Szaleństwo w branży graficznej
Ostatnimi czasy z zaniepokojeniem przyglądam się temu, co dzieję się w tak darzonej przeze mnie sympatią branży graficznej. Oczywiście, natrafiam na prace wartościowe, tworzone z gustem i poczuciem dobrego smaku, jednak coraz częściej spotykam kanonadę gryzących się kolorów, podstawowe kroje czcionek, postaci ze "stocka" wybierane i wklejane byle jak. Wszystko to służy tylko i wyłącznie jednemu - przyciągnięciu uwagi widza, odbiorcy reklamy, czyli potencjalnego klienta, nieważne jakim kosztem.

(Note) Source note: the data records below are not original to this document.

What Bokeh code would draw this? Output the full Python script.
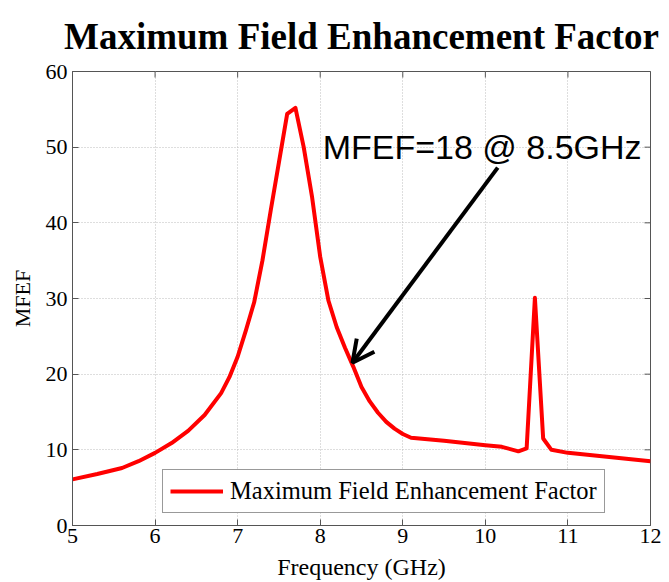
import math
from bokeh.plotting import figure
from bokeh.models import (Range1d, Legend, LegendItem, Label, Arrow,
                          OpenHead, FixedTicker)
from bokeh.embed import file_html
from bokeh.resources import INLINE

# ---- data ----
freq = [5.0, 5.3, 5.6, 5.8, 6.0, 6.2, 6.4, 6.6, 6.8, 6.9, 7.0, 7.1, 7.2, 7.3,
        7.4, 7.5, 7.6, 7.7, 7.8, 7.9, 8.0, 8.1, 8.2, 8.3, 8.4, 8.5, 8.6, 8.7,
        8.8, 8.9, 9.0, 9.1, 9.5, 10.0, 10.2, 10.4, 10.5, 10.6, 10.7, 10.8,
        11.0, 11.5, 12.0]
mfef = [6.1, 6.8, 7.6, 8.5, 9.6, 10.9, 12.5, 14.6, 17.5, 19.6, 22.3, 25.8,
        29.5, 35.0, 41.6, 48.0, 54.4, 55.2, 50.0, 43.5, 35.5, 29.7, 26.2, 23.5,
        21.0, 18.3, 16.4, 14.9, 13.7, 12.8, 12.1, 11.6, 11.2, 10.6, 10.4, 9.8,
        10.2, 30.1, 11.5, 10.0, 9.6, 9.05, 8.5]
x_ticks = [5, 6, 7, 8, 9, 10, 11, 12]
y_ticks = [0, 10, 20, 30, 40, 50, 60]
x_min, x_max = 5, 12
y_min, y_max = 0, 60
series_label = "Maximum Field Enhancement Factor"
title_text = "Maximum Field Enhancement Factor"
note_text = "MFEF=18 @ 8.5GHz"

SERIF = "Liberation Serif"
AXIS_COLOR = "#555555"

p = figure(width=669, height=582, output_backend="svg", toolbar_location=None,
           x_range=Range1d(x_min, x_max), y_range=Range1d(y_min, y_max),
           min_border_left=72, min_border_right=19, min_border_top=71,
           min_border_bottom=57, x_axis_label="Frequency (GHz)",
           y_axis_label="MFEF")
p.outline_line_color = AXIS_COLOR
p.background_fill_color = "white"
p.border_fill_color = "white"

# title
p.title.text = title_text
p.title.text_font = SERIF
p.title.text_font_style = "bold"
p.title.text_font_size = "37px"
p.title.align = "center"
p.title.vertical_align = "top"
p.title.text_color = "black"
p.title.standoff = 25

xa = p.xaxis[0]
ya = p.yaxis[0]
xa.ticker = FixedTicker(ticks=x_ticks)
ya.ticker = FixedTicker(ticks=y_ticks)
for ax in (xa, ya):
    ax.axis_line_color = AXIS_COLOR
    ax.major_tick_line_color = AXIS_COLOR
    ax.major_tick_in = 6
    ax.major_tick_out = 0
    ax.minor_tick_line_color = None
    ax.major_label_text_font = SERIF
    ax.major_label_text_color = "black"
    ax.major_label_text_font_size = "22px"
    ax.axis_label_text_font = SERIF
    ax.axis_label_text_font_style = "normal"
    ax.axis_label_text_color = "black"
xa.major_label_standoff = 3
ya.major_label_standoff = 5
xa.axis_label_text_font_size = "24px"
ya.axis_label_text_font_size = "22px"
xa.axis_label_standoff = 8
ya.axis_label_standoff = 8

# inward ticks on the top and right edges of the box (half of each dash is
# clipped away by the frame, leaving a tick pointing inward)
p.scatter(x_ticks, [y_max] * len(x_ticks), marker="dash", size=12,
          angle=math.pi / 2, line_color=AXIS_COLOR, line_width=1)
p.scatter([x_max] * len(y_ticks), y_ticks, marker="dash", size=12,
          line_color=AXIS_COLOR, line_width=1)

# grid
for g in (p.xgrid[0], p.ygrid[0]):
    g.grid_line_color = "#bdbdbd"
    g.grid_line_dash = "1 2"
    g.grid_line_width = 1
p.xgrid[0].ticker = FixedTicker(ticks=x_ticks)
p.ygrid[0].ticker = FixedTicker(ticks=y_ticks)

r = p.line(freq, mfef, line_color="#ff0000", line_width=4, line_join="round")

legend = Legend(items=[LegendItem(label=series_label, renderers=[r])],
                location=(90, 12))
legend.label_text_font = SERIF
legend.label_text_font_size = "24.5px"
legend.label_text_color = "black"
legend.glyph_width = 53
legend.glyph_height = 18
legend.label_height = 18
legend.label_standoff = 7
legend.padding = 7
legend.margin = 0
legend.border_line_color = "#333333"
legend.border_line_width = 1
legend.background_fill_color = "white"
legend.background_fill_alpha = 1
p.add_layout(legend)

note = Label(x=8.03, y=50, text=note_text, text_font="Liberation Sans",
             text_font_size="34px", text_baseline="alphabetic",
             text_color="black")
p.add_layout(note)

arrow = Arrow(end=OpenHead(size=22, line_width=4, line_color="black"),
              x_start=10.15, y_start=47.3, x_end=8.39, y_end=21.5,
              line_width=4, line_color="black")
p.add_layout(arrow)

open("out.html", "w").write(file_html(p, INLINE))
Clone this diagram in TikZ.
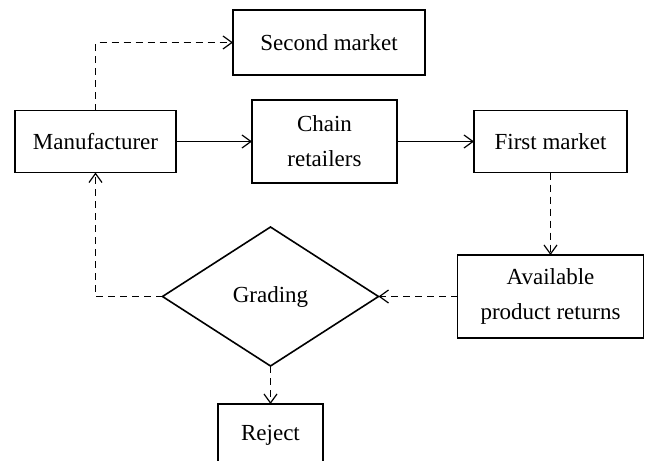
\documentclass[tikz,border=0pt]{standalone}
\usepackage{fontspec}
\setmainfont{Liberation Serif}
\usetikzlibrary{shapes.geometric,arrows.meta}
\begin{document}
\begin{tikzpicture}[x=1pt,y=-1pt,
  box/.style={draw,line width=1.6pt,inner sep=0pt,outer sep=0pt,align=center,font=\fontsize{23}{35}\selectfont},
  conn/.style={line width=1.2pt,-{Straight Barb[length=9pt,width=13pt,line width=1.2pt]}},
  dashconn/.style={conn,dash pattern=on 7pt off 5pt}]
\useasboundingbox (0,0) rectangle (646,461);
\clip (0,0) rectangle (646,461);
\node[box,minimum width=192pt,minimum height=65pt] (sec) at (329,42.5) {Second market};
\node[box,minimum width=161pt,minimum height=62pt] (man) at (95.5,141.5) {Manufacturer};
\node[box,minimum width=145pt,minimum height=83pt] (chain) at (324.5,141.5) {Chain\\retailers};
\node[box,minimum width=153pt,minimum height=62pt] (first) at (550.5,141.5) {First market};
\node[box,minimum width=186pt,minimum height=83pt] (avail) at (550.5,296.5) {Available\\product returns};
\node[box,shape=diamond,minimum width=216pt,minimum height=139pt] (dia) at (270.5,296.5) {Grading};
\node[box,minimum width=105pt,minimum height=62pt] (rej) at (270.5,435) {Reject};
\draw[dashconn] (man.north) |- (sec.west);
\draw[conn] (man.east) -- (chain.west);
\draw[conn] (chain.east) -- (first.west);
\draw[dashconn] (first.south) -- (avail.north);
\draw[dashconn] (avail.west) -- (dia.east);
\draw[dashconn] (dia.west) -| (man.south);
\draw[dashconn] (dia.south) -- (rej.north);
\end{tikzpicture}
\end{document}
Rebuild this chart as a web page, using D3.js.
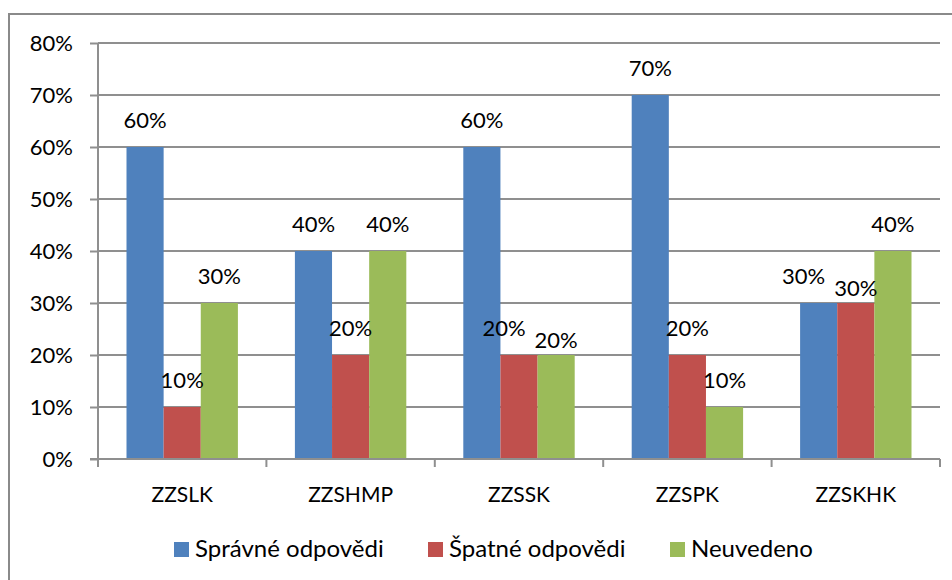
<!DOCTYPE html>
<html>
<head>
<meta charset="utf-8">
<script src="https://cdn.jsdelivr.net/npm/d3@7"></script>
<style>
  body { margin: 0; background: #fff; }
  text { font-family: Lato, "Liberation Sans", sans-serif; fill: #000; }
</style>
</head>
<body>
<div id="chart"></div>
<script>
// data
var categories = ["ZZSLK", "ZZSHMP", "ZZSSK", "ZZSPK", "ZZSKHK"];
var seriesNames = ["Správné odpovědi", "Špatné odpovědi", "Neuvedeno"];
var spravne = [0.6, 0.4, 0.6, 0.7, 0.3];
var spatne = [0.1, 0.2, 0.2, 0.2, 0.3];
var neuvedeno = [0.3, 0.4, 0.2, 0.1, 0.4];
var yTicks = [0, 0.1, 0.2, 0.3, 0.4, 0.5, 0.6, 0.7, 0.8];
var colors = ["#4F81BD", "#C0504D", "#9BBB59"];

var allSeries = [spravne, spatne, neuvedeno];

var W = 952, H = 580;
var plotLeft = 98, plotRight = 940, plotTop = 43, plotBottom = 459;

var svg = d3.select("#chart")
  .append("svg")
    .attr("width", W)
    .attr("height", H);

// outer frame (clipped at right and bottom like the original)
svg.append("path")
  .attr("d", "M9,600 L9,14 L960,14")
  .attr("fill", "none")
  .attr("stroke", "#8a8a8a")
  .attr("stroke-width", 2);

var x0 = d3.scaleBand()
  .domain(categories)
  .range([plotLeft, plotRight]);

var x1 = d3.scaleBand()
  .domain(d3.range(seriesNames.length))
  .range([28.5, x0.bandwidth() - 28.5]);

var y = d3.scaleLinear()
  .domain([0, 0.8])
  .range([plotBottom, plotTop]);

// gridlines
svg.append("g").selectAll("line")
  .data(yTicks.filter(function(d) { return d > 0; }))
  .enter()
  .append("line")
    .attr("x1", plotLeft)
    .attr("x2", plotRight)
    .attr("y1", function(d) { return y(d); })
    .attr("y2", function(d) { return y(d); })
    .attr("stroke", "#8f8f8f")
    .attr("stroke-width", 2);

// y axis
var yAxis = svg.append("g")
  .attr("transform", "translate(" + plotLeft + ",0)")
  .call(d3.axisLeft(y).tickValues(yTicks).tickFormat(d3.format(".0%")).tickSize(8).tickPadding(17));
yAxis.select(".domain").remove();
yAxis.selectAll(".tick line").attr("stroke", "#8f8f8f").attr("stroke-width", 2);
yAxis.selectAll(".tick text")
  .attr("fill", "#000")
  .style("font-size", "22px")
  .style("font-family", "Lato, sans-serif")
  .attr("dy", "0.36em");

// bars
var groups = svg.append("g").selectAll("g")
  .data(categories)
  .enter()
  .append("g")
    .attr("transform", function(d) { return "translate(" + x0(d) + ",0)"; });

groups.selectAll("rect")
  .data(function(c, ci) { return allSeries.map(function(s, si) { return {si: si, v: s[ci]}; }); })
  .enter()
  .append("rect")
    .attr("x", function(d) { return x1(d.si); })
    .attr("width", x1.bandwidth())
    .attr("y", function(d) { return y(d.v); })
    .attr("height", function(d) { return plotBottom - y(d.v); })
    .attr("fill", function(d) { return colors[d.si]; });

// axis lines
svg.append("line")
  .attr("x1", plotLeft - 8).attr("x2", plotRight)
  .attr("y1", plotBottom).attr("y2", plotBottom)
  .attr("stroke", "#8f8f8f").attr("stroke-width", 2);
svg.append("line")
  .attr("x1", plotLeft).attr("x2", plotLeft)
  .attr("y1", plotTop).attr("y2", plotBottom)
  .attr("stroke", "#8f8f8f").attr("stroke-width", 2);

var xTicks = categories.map(function(c) { return x0(c); }).concat([plotRight]);
svg.append("g").selectAll("line")
  .data(xTicks)
  .enter()
  .append("line")
    .attr("x1", function(d) { return d; })
    .attr("x2", function(d) { return d; })
    .attr("y1", plotBottom)
    .attr("y2", plotBottom + 8)
    .attr("stroke", "#8f8f8f")
    .attr("stroke-width", 2);

svg.append("g").selectAll("text")
  .data(categories)
  .enter()
  .append("text")
    .attr("x", function(d) { return x0(d) + x0.bandwidth() / 2; })
    .attr("y", 502)
    .attr("text-anchor", "middle")
    .style("font-size", "21px")
    .text(function(d) { return d; });

// data labels (Excel-like nudge when neighbouring labels collide)
groups.selectAll(".lbl")
  .data(function(c, ci) {
    return allSeries.map(function(s, si) {
      var dx = 0, dy = 0;
      if (si < allSeries.length - 1 && allSeries[si + 1][ci] === s[ci]) dx = -15;
      if (si > 0 && allSeries[si - 1][ci] === s[ci]) dy = 12;
      return {si: si, v: s[ci], dx: dx, dy: dy};
    });
  })
  .enter()
  .append("text")
    .attr("class", "lbl")
    .attr("x", function(d) { return x1(d.si) + x1.bandwidth() / 2 + d.dx; })
    .attr("y", function(d) { return y(d.v) - 19 + d.dy; })
    .attr("text-anchor", "middle")
    .style("font-size", "22px")
    .text(function(d) { return d3.format(".0%")(d.v); });

// legend
var legendX = [174, 428, 670];
var legend = svg.append("g").selectAll("g")
  .data(seriesNames)
  .enter()
  .append("g")
    .attr("transform", function(d, i) { return "translate(" + legendX[i] + ",542)"; });
legend.append("rect")
  .attr("width", 15).attr("height", 15)
  .attr("fill", function(d, i) { return colors[i]; });
legend.append("text")
  .attr("x", 21)
  .attr("y", 15)
  .style("font-size", "24px")
  .text(function(d) { return d; });
</script>
</body>
</html>
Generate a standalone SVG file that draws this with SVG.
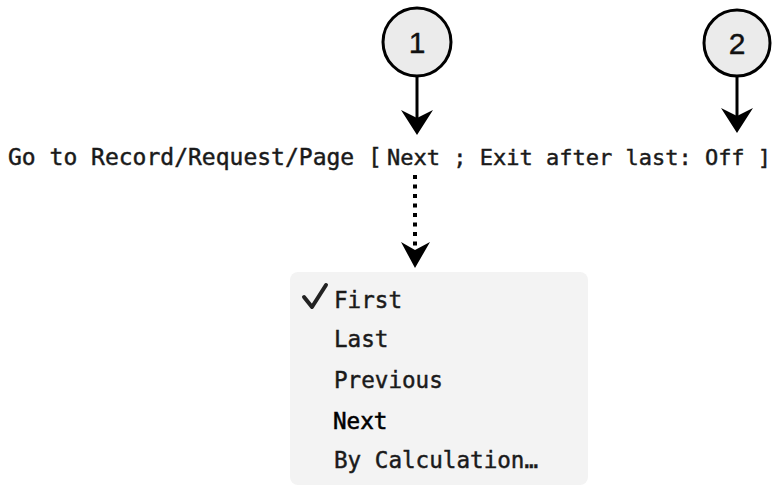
<svg xmlns="http://www.w3.org/2000/svg" width="775" height="486" viewBox="0 0 775 486">
<defs>
<style>
.circ{fill:#ebebeb;stroke:#000;stroke-width:3}
.num{font-family:"Liberation Sans",Arial,sans-serif;font-size:30px;fill:#111;text-anchor:middle;stroke:#111;stroke-width:0.4}
.mono{font-family:"DejaVu Sans Mono","Liberation Mono",monospace;fill:#1a1a1a;stroke:#1a1a1a;stroke-width:0.45}
.line{font-size:23px}
.line2{font-size:22px}
.item{font-size:22.6px}
.conn{stroke:#000;stroke-width:3;fill:none}
.dot{stroke:#000;stroke-width:4;fill:none;stroke-dasharray:4 5.5}
.head{fill:#000}
</style>
</defs>
<rect width="775" height="486" fill="#fff"/>
<g id="callout1">
<circle class="circ" cx="417" cy="42" r="34"/>
<text class="num" x="417" y="53">1</text>
</g>
<g id="callout2">
<circle class="circ" cx="737" cy="43" r="33"/>
<text class="num" x="737" y="54">2</text>
</g>
<g id="script-step">
<text class="mono line" x="8" y="165">Go to Record/Request/Page [</text>
<text class="mono line2" x="387" y="165">Next ; Exit after last: Off ]</text>
</g>
<g id="menu">
<rect x="290" y="272" width="298" height="213" rx="8" fill="#f3f3f3"/>
<path d="M304,297 L312,307 L326,285" fill="none" stroke="#222" stroke-width="4" stroke-linecap="round" stroke-linejoin="round"/>
<text class="mono item" x="334" y="308">First</text>
<text class="mono item" x="334" y="347">Last</text>
<text class="mono item" x="334" y="388">Previous</text>
<text class="mono item" x="333" y="429" style="fill:#000;stroke:#000;stroke-width:0.55">Next</text>
<text class="mono item" x="334" y="468">By Calculation…</text>
</g>
<g id="connectors">
<line class="conn" x1="417" y1="77" x2="417" y2="118"/>
<path class="head" d="M401,110 L417,135 L433,110 L417,118 Z"/>
<line class="conn" x1="737" y1="76" x2="737" y2="116"/>
<path class="head" d="M721,108 L737,133 L753,108 L737,116 Z"/>
<line class="dot" x1="415" y1="175" x2="415" y2="250"/>
<path class="head" d="M401,242 L415,268 L430,242 L415,250 Z"/>
</g>
</svg>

Nie lubię być gołosłownym, zatem jako przykład podam coś czym niedawno zajmowałem się na zlecenie. Aby wykonać dobre zaproszenia na zabawę karnawałową, przewertowałem tysiące przykładów, zarówno polskich, jak i zagranicznych. Jest to chyba właściwy przykład, ponieważ jak wiemy, karnawał, szczególnie ten pochodzący ze źródła, z Brazylii, charakteryzuje się nagromadzeniem barw, wszystkim, co błyszczące i połyskujące. Jak łatwo wtedy zamiast wesołej, przyjemnej dla oka grafiki, stworzyć coś kiczowatego! Stanie się tak jednak, jeżeli wybierzemy pierwsze z rzędu zdjęcie fajerwerków, karnawałowej maski albo rzucanego w powietrze konfetti. Niestety tak się dzieje, tak jakby część z nas, grafików, zapominała, że taką fotografię należy obrobić, dopasować jej koloryt, zastanowić się nad tłem cały projekt poddać obróbce myślowej i sensualnej.
Następnym więc razem, przygotowując zaproszenie czy wykonując inne tego typu zlecenie, warto poświęcić mu chwilę dłużej. Na pewno nie będzie ona zmarnowana i obiecuję - później prace o dużej jakości tworzyć można tak samo szybko jak te niezbyt dobre wcześniej.